Town of Vienna residents packed the town's garage to learn more about Invenergy's plans to site a large scale solar farm in the town.

Town of Vienna residents may see a referendum question on the ballot during the Nov. 3 Presidential Election asking whether they support or oppose a large scale solar project in the town.

Although the referendum would be advisory only, it could help inform local legislators and the Public Service Commission if the renewable energy company, Invenergy, files an application to build what it calls a large solar “farm” surrounding the North Madison Substation on Patton Road, just north of Hwy. V.

More than a year ago, representatives with Invenergy began meeting with Vienna landowners to negotiate leases. Invenergy is seeking to lease approximately 2,500 acres to place the solar panels. The project would generate approximately 300 megawatts of power, and leases would be for 25 years.

But many Town of Vienna residents say the plan would take prime farmland out of production. During a February meeting at the town hall to learn more about the project, some area dairy farmers who rely on the surrounding land to grow crops for feed said they do not want that land taken out of production.

One vocal opponent at that meeting was Sherri Meinholz of Blue Star Dairy. Meinholz also said the dairy farm operates under a permit requiring it has an adequate land base to spread the manure. She pointed out that Town of Vienna farmland been classified as “farmland of statewide importance” by the Natural Resource Conservation Service within the USDA.

Meinholz and former town clerk Shawn Haney have met with Rep. Dianne Hesselbein and Sen. Jon Erpenbach to inform the state legislators about the proposal.

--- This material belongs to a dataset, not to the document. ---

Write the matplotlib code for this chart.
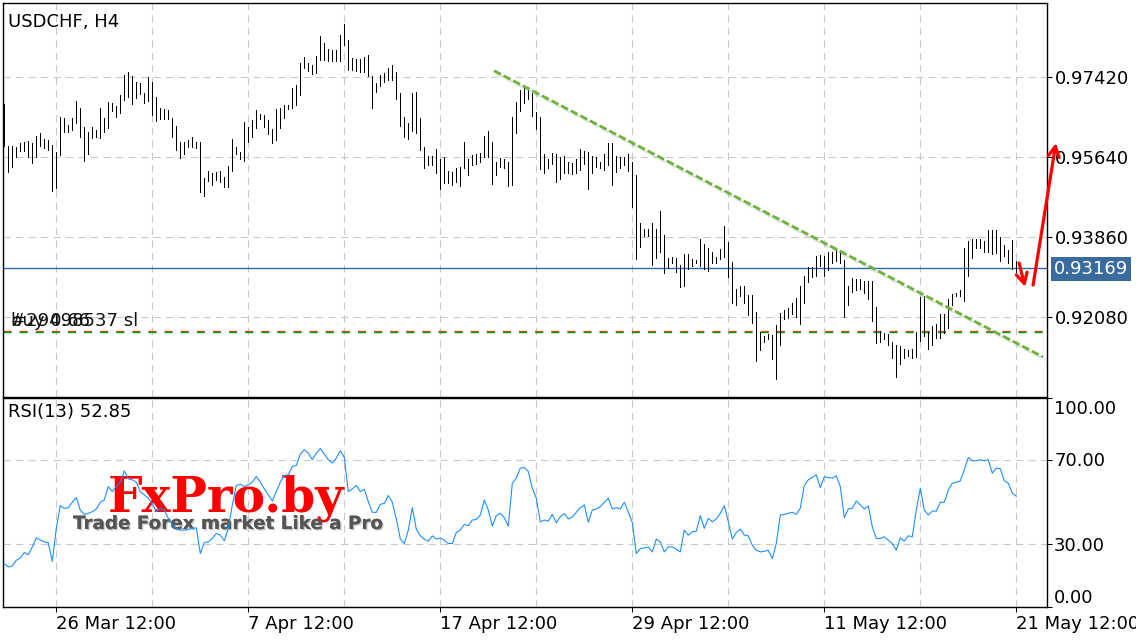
import matplotlib
matplotlib.use('Agg')
import matplotlib.pyplot as plt
import matplotlib.patheffects as pe
import numpy as np

plt.rcParams['font.family'] = ['DejaVu Sans']

# ---------------- data (H4 bars) ----------------
highs = [
 .9682,.9588,.9588,.9586,.9595,.9597,.9600,.9595,.9611,.9617,
 .9604,.9602,.9591,.9575,.9653,.9651,.9635,.9651,.9689,.9673,
 .9631,.9620,.9631,.9624,.9673,.9651,.9686,.9684,.9677,.9702,
 .9746,.9753,.9744,.9731,.9729,.9706,.9742,.9731,.9698,.9673,
 .9671,.9669,.9651,.9633,.9597,.9597,.9602,.9609,.9597,.9597,
 .9517,.9533,.9528,.9531,.9533,.9520,.9544,.9604,.9586,.9575,
 .9642,.9631,.9646,.9669,.9660,.9657,.9646,.9626,.9671,.9673,
 .9680,.9680,.9718,.9724,.9773,.9787,.9773,.9769,.9789,.9833,
 .9818,.9804,.9802,.9802,.9835,.9860,.9824,.9784,.9782,.9782,
 .9787,.9791,.9744,.9729,.9746,.9751,.9762,.9769,.9753,.9706,
 .9653,.9640,.9706,.9709,.9651,.9586,.9566,.9566,.9582,.9560,
 .9564,.9533,.9531,.9540,.9542,.9597,.9560,.9568,.9571,.9573,
 .9611,.9622,.9597,.9553,.9562,.9560,.9553,.9653,.9686,.9713,
 .9718,.9720,.9706,.9664,.9653,.9571,.9560,.9573,.9571,.9564,
 .9566,.9553,.9551,.9560,.9582,.9577,.9575,.9566,.9564,.9553,
 .9571,.9595,.9595,.9566,.9564,.9564,.9571,.9553,.9524,.9417,
 .9404,.9404,.9417,.9404,.9444,.9390,.9339,.9342,.9339,.9324,
 .9348,.9348,.9337,.9335,.9382,.9370,.9362,.9353,.9342,.9359,
 .9410,.9375,.9330,.9270,.9277,.9277,.9257,.9257,.9219,.9175,
 .9166,.9170,.9168,.9190,.9217,.9224,.9228,.9239,.9250,.9277,
 .9299,.9319,.9319,.9344,.9346,.9344,.9353,.9353,.9359,.9357,
 .9335,.9277,.9295,.9293,.9293,.9288,.9288,.9288,.9230,.9177,
 .9172,.9170,.9152,.9146,.9143,.9137,.9135,.9137,.9175,.9253,
 .9255,.9175,.9188,.9192,.9215,.9215,.9248,.9259,.9261,.9268,
 .9362,.9377,.9382,.9382,.9382,.9377,.9402,.9402,.9402,.9386,
 .9368,.9357,.9379,.9333]

lows = [
 .9588,.9531,.9542,.9564,.9577,.9577,.9564,.9551,.9564,.9588,
 .9584,.9580,.9488,.9495,.9568,.9620,.9620,.9624,.9640,.9609,
 .9555,.9571,.9606,.9609,.9606,.9620,.9629,.9666,.9653,.9662,
 .9691,.9698,.9682,.9695,.9704,.9684,.9689,.9657,.9644,.9649,
 .9649,.9649,.9609,.9580,.9562,.9571,.9586,.9586,.9584,.9486,
 .9477,.9511,.9502,.9513,.9508,.9497,.9497,.9533,.9571,.9560,
 .9555,.9597,.9609,.9629,.9649,.9631,.9615,.9595,.9602,.9629,
 .9651,.9671,.9673,.9680,.9702,.9762,.9755,.9749,.9751,.9780,
 .9780,.9778,.9778,.9778,.9778,.9813,.9758,.9758,.9755,.9753,
 .9753,.9744,.9673,.9709,.9722,.9731,.9735,.9735,.9693,.9633,
 .9609,.9604,.9622,.9617,.9580,.9540,.9546,.9546,.9528,.9493,
 .9506,.9506,.9502,.9508,.9499,.9540,.9524,.9546,.9548,.9553,
 .9564,.9564,.9504,.9524,.9542,.9540,.9499,.9502,.9617,.9666,
 .9684,.9693,.9655,.9626,.9537,.9528,.9540,.9548,.9508,.9515,
 .9528,.9528,.9526,.9528,.9535,.9548,.9493,.9528,.9542,.9540,
 .9535,.9546,.9502,.9531,.9540,.9546,.9533,.9453,.9337,.9364,
 .9388,.9388,.9324,.9339,.9353,.9306,.9317,.9328,.9308,.9275,
 .9277,.9315,.9321,.9328,.9321,.9315,.9310,.9328,.9328,.9337,
 .9342,.9297,.9239,.9235,.9255,.9239,.9212,.9195,.9110,.9135,
 .9152,.9159,.9115,.9070,.9146,.9204,.9206,.9215,.9208,.9192,
 .9239,.9286,.9297,.9299,.9321,.9299,.9313,.9328,.9333,.9328,
 .9208,.9235,.9264,.9268,.9270,.9261,.9248,.9199,.9150,.9152,
 .9159,.9146,.9117,.9075,.9103,.9117,.9121,.9117,.9119,.9155,
 .9166,.9137,.9146,.9161,.9161,.9172,.9184,.9235,.9255,.9255,
 .9244,.9299,.9339,.9362,.9362,.9353,.9353,.9348,.9350,.9333,
 .9344,.9328,.9315,.9308]

rsi = [
 20.7,19.1,19.6,22.3,23.4,26.0,25.0,28.7,33.0,32.0,
 31.1,30.6,21.8,37.5,48.4,47.1,47.4,50.0,52.2,46.3,
 44.2,44.7,45.5,46.8,50.0,51.1,57.5,55.1,57.5,59.6,
 65.0,61.2,60.7,59.6,55.1,53.5,51.9,49.5,45.5,47.1,
 46.3,42.3,39.1,37.5,36.7,36.7,37.0,37.5,37.8,25.5,
 30.8,31.1,32.7,35.1,34.3,31.6,37.5,48.7,58.0,58.6,
 57.5,58.3,59.6,62.3,59.6,56.4,53.5,50.6,55.1,59.6,
 62.8,63.1,67.1,67.6,73.0,75.0,73.5,70.3,73.5,75.6,
 73.0,70.3,68.7,71.1,74.6,71.4,55.1,56.4,58.0,55.1,
 56.2,50.3,45.2,45.2,49.0,49.5,53.2,50.0,42.0,32.4,
 30.3,36.7,47.4,37.2,34.0,32.4,31.4,34.0,32.4,33.0,
 31.8,30.3,30.3,35.6,36.7,39.4,38.8,41.5,41.8,43.9,
 51.1,46.3,38.6,43.6,44.7,42.6,38.6,59.1,61.5,66.3,
 66.6,64.7,56.7,51.9,40.7,41.5,41.0,44.2,40.2,43.1,
 44.6,42.0,43.0,45.2,47.4,48.7,40.4,46.3,46.8,47.9,
 50.0,51.9,46.8,47.4,46.8,50.0,45.2,40.4,25.5,27.9,
 28.2,28.7,26.3,32.4,31.1,26.3,28.7,28.7,27.6,26.3,
 36.7,34.3,35.9,36.2,43.6,37.5,42.3,40.7,42.0,44.7,
 48.4,40.7,32.4,35.6,37.2,34.3,34.0,29.5,27.1,26.3,
 26.6,27.1,23.1,30.3,43.9,44.2,44.7,45.2,44.2,47.1,
 58.0,60.7,61.8,63.1,57.0,62.2,61.8,61.5,62.6,57.5,
 42.6,46.8,47.1,50.6,48.7,46.8,48.2,38.3,32.7,32.7,
 33.5,31.9,30.3,27.1,33.0,31.4,34.0,33.5,46.3,56.7,
 46.3,43.9,45.8,45.8,50.0,50.0,55.9,59.1,59.6,60.2,
 65.5,71.4,69.8,69.8,70.3,69.8,70.3,63.9,66.3,66.0,
 60.2,59.1,54.3,52.85]

price_ticks = [0.97420, 0.95640, 0.93860, 0.92080]
rsi_levels = [100, 70, 30, 0]
date_labels = ['26 Mar 12:00', '7 Apr 12:00', '17 Apr 12:00',
               '29 Apr 12:00', '11 May 12:00', '21 May 12:00']
date_label_bars = [13, 61, 109, 157, 205, 253]
grid_bars = list(range(13, 254, 24))

current_price = 0.93169
sl_price = 0.9176
trend_x = [122.4, 259.7]
trend_y = [0.9756, 0.9119]
arrow_up = ((257.2, 0.9279), (262.9, 0.9595))
arrow_down = ((253.7, 0.9328), (255.2, 0.9275))

symbol_title = 'USDCHF, H4'
rsi_title = 'RSI(13) 52.85'

# ---------------- figure ----------------
W, H = 1136, 640
fig = plt.figure(figsize=(W / 100, H / 100), dpi=100)
fig.patch.set_facecolor('white')


def px_box(l, t, r, b):
    return [l / W, 1 - b / H, (r - l) / W, (b - t) / H]


ax = fig.add_axes(px_box(3, 3, 1047, 397))
ax2 = fig.add_axes(px_box(3, 397.5, 1047, 607))

idx = np.arange(len(highs))
xl = (-0.325, 260.675)
GRID = dict(color='#c8c8c8', lw=0.75, ls=(0, (7, 5)), zorder=0)
TXT = 13

for a in (ax, ax2):
    a.set_xlim(*xl)
    for s in a.spines.values():
        s.set_color('black')
        s.set_linewidth(1.0)
    for gx in grid_bars:
        a.axvline(gx, **GRID)

# ---- price panel ----
ax.set_ylim(0.90300, 0.99066)
for p in price_ticks:
    ax.axhline(p, **GRID)
ax.vlines(idx, lows, highs, color='black', lw=0.6, zorder=3, antialiased=False)

ax.axhline(current_price, color='#2d6aa3', lw=1.0, zorder=2)
ax.axhline(sl_price + 0.00011, color='#e0581c', lw=1.0, ls=(0, (5.8, 5.8)), zorder=2)
ax.axhline(sl_price - 0.00011, color='#118a11', lw=1.0, ls=(0, (5.8, 5.8)), zorder=2)

ax.plot(trend_x, trend_y, color='#6cb23c', lw=2.0, ls=(0, (2.8, 1.1)), zorder=4,
        solid_capstyle='butt', dash_capstyle='butt',
        path_effects=[pe.SimpleLineShadow(offset=(1.5, -2), shadow_color='#999999', alpha=0.25),
                      pe.Normal()])

ax.yaxis.tick_right()
ax.set_yticks(price_ticks)
ax.set_yticklabels(['%.5f' % p for p in price_ticks])
ax.tick_params(axis='y', direction='out', length=3.6, width=0.75, pad=2.0, labelsize=TXT)
ax.tick_params(axis='x', length=0, labelbottom=False)
ax.set_xticks([])

ax.annotate(symbol_title, xy=(0, 1), xycoords='axes fraction', xytext=(5, -24),
            textcoords='offset pixels', ha='left', va='baseline', fontsize=TXT)

for lab in ['buy 0.66', '#29498537 sl']:
    ax.annotate(lab, xy=(0, sl_price), xycoords=('axes fraction', 'data'), xytext=(8, 5),
                textcoords='offset pixels', ha='left', va='baseline', fontsize=TXT,
                color='#111111', zorder=5)

ax.annotate('%.5f' % current_price, xy=(1, current_price), xycoords=('axes fraction', 'data'),
            xytext=(7, -1), textcoords='offset pixels', ha='left', va='center',
            fontsize=TXT, color='white', annotation_clip=False,
            bbox=dict(boxstyle='square,pad=0.15', fc='#3a6b9f', ec='none'))

for (tail, head) in (arrow_up, arrow_down):
    ax.annotate('', xy=head, xytext=tail, xycoords='data', annotation_clip=False,
                arrowprops=dict(arrowstyle='->,head_length=0.75,head_width=0.4',
                                color='#ff0000', lw=2.3, shrinkA=0, shrinkB=0,
                                mutation_scale=10), zorder=6)

# ---- RSI panel ----
ax2.set_ylim(0, 100)
for lv in (70, 30):
    ax2.axhline(lv, **GRID)
ax2.plot(idx, rsi, color='#1e8fff', lw=0.8, zorder=3)

ax2.yaxis.tick_right()
ax2.set_yticks(rsi_levels)
ax2.set_yticklabels([])
ax2.tick_params(axis='y', direction='out', length=3.6, width=0.75)
offs = {100: -12, 70: -1, 30: -2, 0: 9}
for lv in rsi_levels:
    ax2.annotate('%.2f' % lv, xy=(1, lv), xycoords=('axes fraction', 'data'),
                 xytext=(7, offs[lv]), textcoords='offset pixels', ha='left',
                 va='center', fontsize=TXT, annotation_clip=False)

ax2.set_xticks(date_label_bars)
ax2.set_xticklabels(date_labels, ha='left')
ax2.tick_params(axis='x', direction='out', length=3.6, width=0.75, pad=2.5, labelsize=TXT)

ax2.annotate(rsi_title, xy=(0, 1), xycoords='axes fraction', xytext=(5, -19.5),
             textcoords='offset pixels', ha='left', va='baseline', fontsize=TXT)

# watermark
ax2.text(108 / W, 1 - 512 / H, 'FxPro.by', transform=fig.transFigure, fontsize=35,
         fontweight='bold', family='DejaVu Serif', color='#ff0000', va='baseline',
         ha='left', zorder=1)
ax2.text(73 / W, 1 - 529 / H, 'Trade Forex market Like a Pro', transform=fig.transFigure,
         fontsize=13.2, fontweight='bold', color='#555555', va='baseline', ha='left', zorder=1,
         path_effects=[pe.withSimplePatchShadow(offset=(1, -1), shadow_rgbFace='#bbbbbb', alpha=0.8),
                       pe.Normal()])

fig.savefig('out.png', dpi=100, facecolor='white')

According to Erpenbach’s office, when a private company, rather than a public utility, proposes a large scale project to the Public Service Commission, less public input is required.

Haney said the hope is the state Assembly and Senate can introduce better criteria to consider when siting such large scale projects.

He noted that if ATC or MG&E were proposing the project, it would be subject to much more review.

Invenergy recently received approval for another project in Iowa County, the Badger Hollow Solar Farm.

“That’s what happened with Iowa County,” Haney said. “It got approved and just recently [Invenergy] sold a part of it to MG&E.”

Haney said when he was town clerk, officials there worked hard to have the town designated as an agriculture enterprise area.

“Personally, I think it’s a waste of good farmland,” Haney said about the solar project, adding that Invenergy is offering far more per acre for leases than the farmers currently receive.

Farmland that would be repurposed for energy production would be taken off of the tax rolls. But Wisconsin has a utility shared revenue formula based on the amount of energy produced on property that would allow the solar farm to become a revenue stream for town and the county.

Still, Haney noted that it would not generate revenue for the school district, so school taxes would be shifted to other property owners.

“This does not help the schools one iota. All that is gone. Who makes up the rest of it? All the rest of the town residents,” Haney said.

At their Aug. 3 meeting, the Town of Vienna Board of Supervisors discussed placing the referendum question on the Nov. 3 meeting, but tabled the discussion until their Aug. 17 meeting.

Town Clerk Kathy Clark said the board seemed ready to approve the referendum but wanted to work on the wording. The board must approve the referendum prior to Aug. 25, the date by which it must be to the county to place on the ballot.

Clark said the referendum would be advisory only; the town has no authority to reject the proposal.

“Once they apply with the PSC, it’s actually a state project and no longer a local project,” Clark said.

But a referendum could ensure the entire community is aware of the project, she added.